Supplied material -
☆ ☆ ☆ ☆ ☆

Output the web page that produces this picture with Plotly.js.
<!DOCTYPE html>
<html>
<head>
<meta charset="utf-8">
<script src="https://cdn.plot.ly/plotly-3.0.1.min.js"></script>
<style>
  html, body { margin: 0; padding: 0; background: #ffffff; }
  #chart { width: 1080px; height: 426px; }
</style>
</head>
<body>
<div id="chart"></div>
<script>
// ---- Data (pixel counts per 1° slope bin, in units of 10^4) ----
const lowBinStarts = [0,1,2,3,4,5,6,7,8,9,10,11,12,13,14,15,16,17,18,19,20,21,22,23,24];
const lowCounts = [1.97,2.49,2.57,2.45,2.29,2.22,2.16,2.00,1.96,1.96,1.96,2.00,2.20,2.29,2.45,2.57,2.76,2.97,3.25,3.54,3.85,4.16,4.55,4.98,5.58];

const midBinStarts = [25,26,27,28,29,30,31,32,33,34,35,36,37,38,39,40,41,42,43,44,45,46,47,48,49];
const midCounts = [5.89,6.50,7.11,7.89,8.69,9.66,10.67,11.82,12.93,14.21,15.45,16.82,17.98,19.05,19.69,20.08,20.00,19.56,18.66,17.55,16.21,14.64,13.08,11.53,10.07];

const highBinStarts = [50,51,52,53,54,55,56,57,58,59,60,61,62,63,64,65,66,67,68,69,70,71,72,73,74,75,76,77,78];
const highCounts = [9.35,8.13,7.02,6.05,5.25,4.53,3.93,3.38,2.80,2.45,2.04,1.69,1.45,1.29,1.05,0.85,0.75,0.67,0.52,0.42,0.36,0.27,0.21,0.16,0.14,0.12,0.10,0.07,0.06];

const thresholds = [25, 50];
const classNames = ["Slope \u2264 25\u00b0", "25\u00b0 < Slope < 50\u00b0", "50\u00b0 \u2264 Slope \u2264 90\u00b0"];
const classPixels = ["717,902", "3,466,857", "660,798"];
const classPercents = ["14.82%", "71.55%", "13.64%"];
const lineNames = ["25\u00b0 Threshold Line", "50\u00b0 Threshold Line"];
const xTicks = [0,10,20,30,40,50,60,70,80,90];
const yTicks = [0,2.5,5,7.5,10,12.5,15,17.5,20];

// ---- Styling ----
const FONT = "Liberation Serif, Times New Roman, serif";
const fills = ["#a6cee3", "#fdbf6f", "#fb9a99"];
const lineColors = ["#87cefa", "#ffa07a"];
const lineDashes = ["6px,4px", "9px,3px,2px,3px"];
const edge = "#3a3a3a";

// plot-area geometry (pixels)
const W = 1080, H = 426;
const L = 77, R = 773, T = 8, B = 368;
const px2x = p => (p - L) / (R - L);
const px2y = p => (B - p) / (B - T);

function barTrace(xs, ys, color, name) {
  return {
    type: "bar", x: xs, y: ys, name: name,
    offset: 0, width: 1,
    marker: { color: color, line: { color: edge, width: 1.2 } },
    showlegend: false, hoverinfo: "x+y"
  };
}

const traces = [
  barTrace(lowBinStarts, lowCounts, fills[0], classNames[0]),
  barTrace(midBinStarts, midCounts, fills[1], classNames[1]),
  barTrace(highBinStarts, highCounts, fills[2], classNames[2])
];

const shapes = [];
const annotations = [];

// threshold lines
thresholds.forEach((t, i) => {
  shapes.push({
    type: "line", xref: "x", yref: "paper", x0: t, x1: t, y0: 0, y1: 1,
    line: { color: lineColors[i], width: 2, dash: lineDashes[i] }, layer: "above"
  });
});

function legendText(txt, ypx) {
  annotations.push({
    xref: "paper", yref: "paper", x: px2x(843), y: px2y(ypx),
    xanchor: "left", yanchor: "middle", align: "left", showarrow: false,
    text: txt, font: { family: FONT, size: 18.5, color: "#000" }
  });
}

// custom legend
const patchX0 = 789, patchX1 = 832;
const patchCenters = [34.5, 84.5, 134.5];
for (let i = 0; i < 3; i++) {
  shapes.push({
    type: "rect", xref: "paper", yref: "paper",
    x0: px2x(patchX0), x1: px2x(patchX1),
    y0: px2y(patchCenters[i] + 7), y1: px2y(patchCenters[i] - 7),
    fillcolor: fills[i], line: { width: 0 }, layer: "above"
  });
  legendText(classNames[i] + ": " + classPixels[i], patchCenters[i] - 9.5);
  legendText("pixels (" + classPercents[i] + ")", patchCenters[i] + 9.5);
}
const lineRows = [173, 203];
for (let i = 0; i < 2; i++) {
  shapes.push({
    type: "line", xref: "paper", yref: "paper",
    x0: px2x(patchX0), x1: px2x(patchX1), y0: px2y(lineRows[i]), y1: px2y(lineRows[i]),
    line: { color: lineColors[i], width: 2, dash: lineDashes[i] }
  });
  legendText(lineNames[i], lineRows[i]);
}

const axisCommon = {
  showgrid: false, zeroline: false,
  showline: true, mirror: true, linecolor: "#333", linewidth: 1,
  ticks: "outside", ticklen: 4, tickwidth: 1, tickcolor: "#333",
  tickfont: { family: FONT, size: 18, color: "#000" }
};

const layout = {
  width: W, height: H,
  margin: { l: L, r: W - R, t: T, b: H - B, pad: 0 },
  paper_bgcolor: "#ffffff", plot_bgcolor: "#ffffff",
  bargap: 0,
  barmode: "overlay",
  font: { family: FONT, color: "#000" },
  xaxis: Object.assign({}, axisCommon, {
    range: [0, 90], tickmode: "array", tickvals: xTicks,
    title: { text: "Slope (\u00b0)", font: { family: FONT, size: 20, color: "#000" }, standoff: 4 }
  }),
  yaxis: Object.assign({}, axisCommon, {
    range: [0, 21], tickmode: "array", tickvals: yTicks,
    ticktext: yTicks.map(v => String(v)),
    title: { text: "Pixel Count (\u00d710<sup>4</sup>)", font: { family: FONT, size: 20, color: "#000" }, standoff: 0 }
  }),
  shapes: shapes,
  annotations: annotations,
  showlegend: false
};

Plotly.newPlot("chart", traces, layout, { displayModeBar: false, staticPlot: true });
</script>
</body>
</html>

☆ ☆ ☆ ☆ ☆

Written task - Exactly repeat the lines running from the top of the listing to the line bearing "const yTicks = [0,2.5,5,7.5,10,12.5,15,17.5,20];", both of those lines included, and only them.

Right answer -
Output the web page that produces this picture with Plotly.js.
<!DOCTYPE html>
<html>
<head>
<meta charset="utf-8">
<script src="https://cdn.plot.ly/plotly-3.0.1.min.js"></script>
<style>
  html, body { margin: 0; padding: 0; background: #ffffff; }
  #chart { width: 1080px; height: 426px; }
</style>
</head>
<body>
<div id="chart"></div>
<script>
// ---- Data (pixel counts per 1° slope bin, in units of 10^4) ----
const lowBinStarts = [0,1,2,3,4,5,6,7,8,9,10,11,12,13,14,15,16,17,18,19,20,21,22,23,24];
const lowCounts = [1.97,2.49,2.57,2.45,2.29,2.22,2.16,2.00,1.96,1.96,1.96,2.00,2.20,2.29,2.45,2.57,2.76,2.97,3.25,3.54,3.85,4.16,4.55,4.98,5.58];

const midBinStarts = [25,26,27,28,29,30,31,32,33,34,35,36,37,38,39,40,41,42,43,44,45,46,47,48,49];
const midCounts = [5.89,6.50,7.11,7.89,8.69,9.66,10.67,11.82,12.93,14.21,15.45,16.82,17.98,19.05,19.69,20.08,20.00,19.56,18.66,17.55,16.21,14.64,13.08,11.53,10.07];

const highBinStarts = [50,51,52,53,54,55,56,57,58,59,60,61,62,63,64,65,66,67,68,69,70,71,72,73,74,75,76,77,78];
const highCounts = [9.35,8.13,7.02,6.05,5.25,4.53,3.93,3.38,2.80,2.45,2.04,1.69,1.45,1.29,1.05,0.85,0.75,0.67,0.52,0.42,0.36,0.27,0.21,0.16,0.14,0.12,0.10,0.07,0.06];

const thresholds = [25, 50];
const classNames = ["Slope \u2264 25\u00b0", "25\u00b0 < Slope < 50\u00b0", "50\u00b0 \u2264 Slope \u2264 90\u00b0"];
const classPixels = ["717,902", "3,466,857", "660,798"];
const classPercents = ["14.82%", "71.55%", "13.64%"];
const lineNames = ["25\u00b0 Threshold Line", "50\u00b0 Threshold Line"];
const xTicks = [0,10,20,30,40,50,60,70,80,90];
const yTicks = [0,2.5,5,7.5,10,12.5,15,17.5,20];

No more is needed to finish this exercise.